Reproduce the listing below exactly, beginning with its first line and ending with the line that holds "import * as d3 from 'd3';"; pictures are not part of the copy.

_DATA PROVIDED_:
** START **
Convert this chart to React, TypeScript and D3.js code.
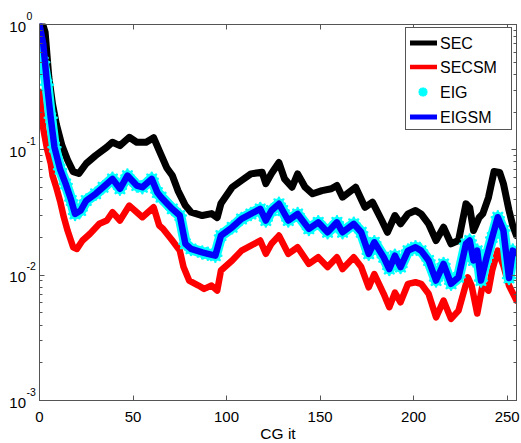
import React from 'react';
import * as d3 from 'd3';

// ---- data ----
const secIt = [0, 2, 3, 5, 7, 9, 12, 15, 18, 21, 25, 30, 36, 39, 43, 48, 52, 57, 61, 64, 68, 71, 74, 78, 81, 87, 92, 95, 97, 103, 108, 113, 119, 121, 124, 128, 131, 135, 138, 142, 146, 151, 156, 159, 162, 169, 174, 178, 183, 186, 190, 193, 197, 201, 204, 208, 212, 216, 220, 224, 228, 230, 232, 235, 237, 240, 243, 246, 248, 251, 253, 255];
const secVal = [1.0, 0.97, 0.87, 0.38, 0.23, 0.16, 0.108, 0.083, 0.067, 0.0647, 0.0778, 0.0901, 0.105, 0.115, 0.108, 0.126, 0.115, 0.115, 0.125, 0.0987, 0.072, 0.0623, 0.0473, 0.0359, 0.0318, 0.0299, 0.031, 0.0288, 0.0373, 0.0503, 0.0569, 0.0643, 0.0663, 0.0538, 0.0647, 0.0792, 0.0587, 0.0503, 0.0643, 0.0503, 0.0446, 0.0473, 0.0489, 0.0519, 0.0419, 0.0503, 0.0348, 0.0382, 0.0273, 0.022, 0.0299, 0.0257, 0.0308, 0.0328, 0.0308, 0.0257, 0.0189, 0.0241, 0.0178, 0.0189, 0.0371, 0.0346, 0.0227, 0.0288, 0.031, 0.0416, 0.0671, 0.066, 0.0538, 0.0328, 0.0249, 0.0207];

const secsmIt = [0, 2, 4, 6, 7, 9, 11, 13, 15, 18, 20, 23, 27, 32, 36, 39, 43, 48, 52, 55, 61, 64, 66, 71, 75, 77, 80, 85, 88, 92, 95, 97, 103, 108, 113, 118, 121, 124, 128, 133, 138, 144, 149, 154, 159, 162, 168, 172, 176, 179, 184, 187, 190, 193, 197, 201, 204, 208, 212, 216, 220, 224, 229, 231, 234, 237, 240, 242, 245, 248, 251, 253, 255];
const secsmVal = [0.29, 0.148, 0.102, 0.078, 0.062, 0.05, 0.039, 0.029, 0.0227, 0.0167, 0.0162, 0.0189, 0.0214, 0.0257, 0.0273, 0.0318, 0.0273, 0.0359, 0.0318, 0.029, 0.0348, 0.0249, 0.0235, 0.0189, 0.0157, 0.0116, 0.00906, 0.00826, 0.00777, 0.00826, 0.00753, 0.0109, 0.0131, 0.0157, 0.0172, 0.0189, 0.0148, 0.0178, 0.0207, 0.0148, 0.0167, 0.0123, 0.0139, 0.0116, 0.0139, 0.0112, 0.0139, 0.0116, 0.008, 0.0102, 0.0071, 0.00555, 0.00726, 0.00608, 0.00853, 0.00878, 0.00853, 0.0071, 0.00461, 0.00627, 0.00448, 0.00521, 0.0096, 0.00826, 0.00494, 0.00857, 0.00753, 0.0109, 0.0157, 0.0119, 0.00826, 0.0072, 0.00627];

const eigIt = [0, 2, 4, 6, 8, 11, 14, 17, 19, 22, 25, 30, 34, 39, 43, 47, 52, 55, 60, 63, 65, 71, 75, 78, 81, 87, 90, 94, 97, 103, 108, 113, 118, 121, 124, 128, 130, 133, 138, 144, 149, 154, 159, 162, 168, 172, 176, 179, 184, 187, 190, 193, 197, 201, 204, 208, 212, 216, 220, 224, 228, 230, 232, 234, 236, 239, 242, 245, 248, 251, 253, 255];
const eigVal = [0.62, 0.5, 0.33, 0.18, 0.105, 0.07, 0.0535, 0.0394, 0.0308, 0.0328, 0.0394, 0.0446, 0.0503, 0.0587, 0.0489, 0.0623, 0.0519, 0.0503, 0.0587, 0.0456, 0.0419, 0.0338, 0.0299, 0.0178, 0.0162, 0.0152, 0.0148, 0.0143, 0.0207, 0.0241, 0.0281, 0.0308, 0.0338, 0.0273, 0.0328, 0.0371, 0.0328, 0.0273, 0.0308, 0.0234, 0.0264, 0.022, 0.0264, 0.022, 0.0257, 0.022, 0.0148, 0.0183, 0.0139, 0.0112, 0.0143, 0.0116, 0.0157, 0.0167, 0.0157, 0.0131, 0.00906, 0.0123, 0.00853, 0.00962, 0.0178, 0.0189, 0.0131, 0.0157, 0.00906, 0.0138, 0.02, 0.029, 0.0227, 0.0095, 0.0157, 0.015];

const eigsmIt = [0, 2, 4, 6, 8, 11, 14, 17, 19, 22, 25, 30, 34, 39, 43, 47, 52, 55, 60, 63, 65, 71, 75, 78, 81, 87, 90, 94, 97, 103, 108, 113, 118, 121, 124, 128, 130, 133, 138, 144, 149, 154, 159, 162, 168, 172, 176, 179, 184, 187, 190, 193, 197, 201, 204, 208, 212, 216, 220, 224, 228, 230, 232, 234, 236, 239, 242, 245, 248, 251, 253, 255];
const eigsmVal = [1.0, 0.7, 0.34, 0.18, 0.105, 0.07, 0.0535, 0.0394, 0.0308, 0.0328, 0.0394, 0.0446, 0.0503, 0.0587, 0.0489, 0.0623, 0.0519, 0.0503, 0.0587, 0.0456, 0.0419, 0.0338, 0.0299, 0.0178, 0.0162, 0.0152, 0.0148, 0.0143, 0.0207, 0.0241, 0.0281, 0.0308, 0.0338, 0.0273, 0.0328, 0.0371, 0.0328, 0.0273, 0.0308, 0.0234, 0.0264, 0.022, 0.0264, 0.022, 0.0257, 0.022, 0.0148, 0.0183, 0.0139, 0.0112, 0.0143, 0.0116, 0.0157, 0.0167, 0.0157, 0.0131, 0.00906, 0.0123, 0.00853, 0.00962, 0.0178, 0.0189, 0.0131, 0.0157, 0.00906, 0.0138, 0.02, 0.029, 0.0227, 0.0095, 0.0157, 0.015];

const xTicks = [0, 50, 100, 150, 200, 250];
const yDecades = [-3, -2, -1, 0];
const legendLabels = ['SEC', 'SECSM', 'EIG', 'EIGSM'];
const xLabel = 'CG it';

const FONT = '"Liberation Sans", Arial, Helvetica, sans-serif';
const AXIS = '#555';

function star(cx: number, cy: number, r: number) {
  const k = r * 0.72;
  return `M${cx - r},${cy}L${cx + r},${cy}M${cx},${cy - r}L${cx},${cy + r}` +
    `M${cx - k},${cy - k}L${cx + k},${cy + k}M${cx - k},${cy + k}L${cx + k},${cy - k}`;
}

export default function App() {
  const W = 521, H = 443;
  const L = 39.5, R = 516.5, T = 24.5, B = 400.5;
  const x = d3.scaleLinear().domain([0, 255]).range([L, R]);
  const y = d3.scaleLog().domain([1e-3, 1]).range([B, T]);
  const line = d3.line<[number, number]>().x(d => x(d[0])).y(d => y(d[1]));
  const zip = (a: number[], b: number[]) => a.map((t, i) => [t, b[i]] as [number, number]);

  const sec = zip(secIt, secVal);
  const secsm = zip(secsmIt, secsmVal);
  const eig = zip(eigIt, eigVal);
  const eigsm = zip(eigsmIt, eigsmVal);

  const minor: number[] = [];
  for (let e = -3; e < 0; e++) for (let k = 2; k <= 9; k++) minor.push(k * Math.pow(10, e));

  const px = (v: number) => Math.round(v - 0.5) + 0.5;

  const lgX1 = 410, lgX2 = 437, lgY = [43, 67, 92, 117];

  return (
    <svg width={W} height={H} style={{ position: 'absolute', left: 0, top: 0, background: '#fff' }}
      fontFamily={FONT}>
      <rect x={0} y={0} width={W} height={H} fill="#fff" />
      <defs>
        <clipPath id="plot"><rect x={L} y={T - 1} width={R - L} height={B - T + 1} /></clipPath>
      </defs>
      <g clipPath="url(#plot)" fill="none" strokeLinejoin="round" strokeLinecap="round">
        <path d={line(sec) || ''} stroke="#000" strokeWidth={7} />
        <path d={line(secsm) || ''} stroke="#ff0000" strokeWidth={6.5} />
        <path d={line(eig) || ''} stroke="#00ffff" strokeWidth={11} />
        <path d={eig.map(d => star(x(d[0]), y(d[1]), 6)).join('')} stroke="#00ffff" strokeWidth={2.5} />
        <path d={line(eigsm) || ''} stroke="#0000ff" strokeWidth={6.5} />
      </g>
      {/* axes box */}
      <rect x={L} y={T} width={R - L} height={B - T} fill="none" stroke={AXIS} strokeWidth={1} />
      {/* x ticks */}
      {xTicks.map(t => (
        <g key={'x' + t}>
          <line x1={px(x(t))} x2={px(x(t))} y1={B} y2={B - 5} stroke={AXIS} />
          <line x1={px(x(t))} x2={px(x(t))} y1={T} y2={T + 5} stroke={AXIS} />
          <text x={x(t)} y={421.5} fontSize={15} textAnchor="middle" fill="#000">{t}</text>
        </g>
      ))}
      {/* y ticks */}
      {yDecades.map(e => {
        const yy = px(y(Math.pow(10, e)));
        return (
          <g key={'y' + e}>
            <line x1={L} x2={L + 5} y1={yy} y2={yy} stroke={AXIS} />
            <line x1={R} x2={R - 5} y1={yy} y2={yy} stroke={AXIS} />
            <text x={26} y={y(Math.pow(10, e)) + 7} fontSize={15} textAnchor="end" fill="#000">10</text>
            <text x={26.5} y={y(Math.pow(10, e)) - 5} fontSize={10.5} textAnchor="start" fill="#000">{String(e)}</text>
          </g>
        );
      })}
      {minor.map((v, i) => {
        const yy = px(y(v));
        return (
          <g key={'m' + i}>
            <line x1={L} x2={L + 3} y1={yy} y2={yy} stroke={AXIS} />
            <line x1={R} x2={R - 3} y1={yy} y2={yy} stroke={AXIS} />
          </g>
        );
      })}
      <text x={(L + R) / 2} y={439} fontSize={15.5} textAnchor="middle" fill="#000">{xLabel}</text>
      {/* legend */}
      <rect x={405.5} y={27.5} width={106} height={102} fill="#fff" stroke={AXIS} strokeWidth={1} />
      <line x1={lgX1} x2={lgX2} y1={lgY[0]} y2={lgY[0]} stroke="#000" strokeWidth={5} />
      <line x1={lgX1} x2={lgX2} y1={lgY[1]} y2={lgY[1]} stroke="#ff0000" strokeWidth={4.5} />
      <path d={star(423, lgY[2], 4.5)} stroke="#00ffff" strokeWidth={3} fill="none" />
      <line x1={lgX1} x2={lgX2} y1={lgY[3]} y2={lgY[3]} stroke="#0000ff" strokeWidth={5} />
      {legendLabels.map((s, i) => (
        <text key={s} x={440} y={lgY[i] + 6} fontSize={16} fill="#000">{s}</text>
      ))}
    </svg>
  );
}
** END **
_WORKED ANSWER_:
Convert this chart to React, TypeScript and D3.js code.
import React from 'react';
import * as d3 from 'd3';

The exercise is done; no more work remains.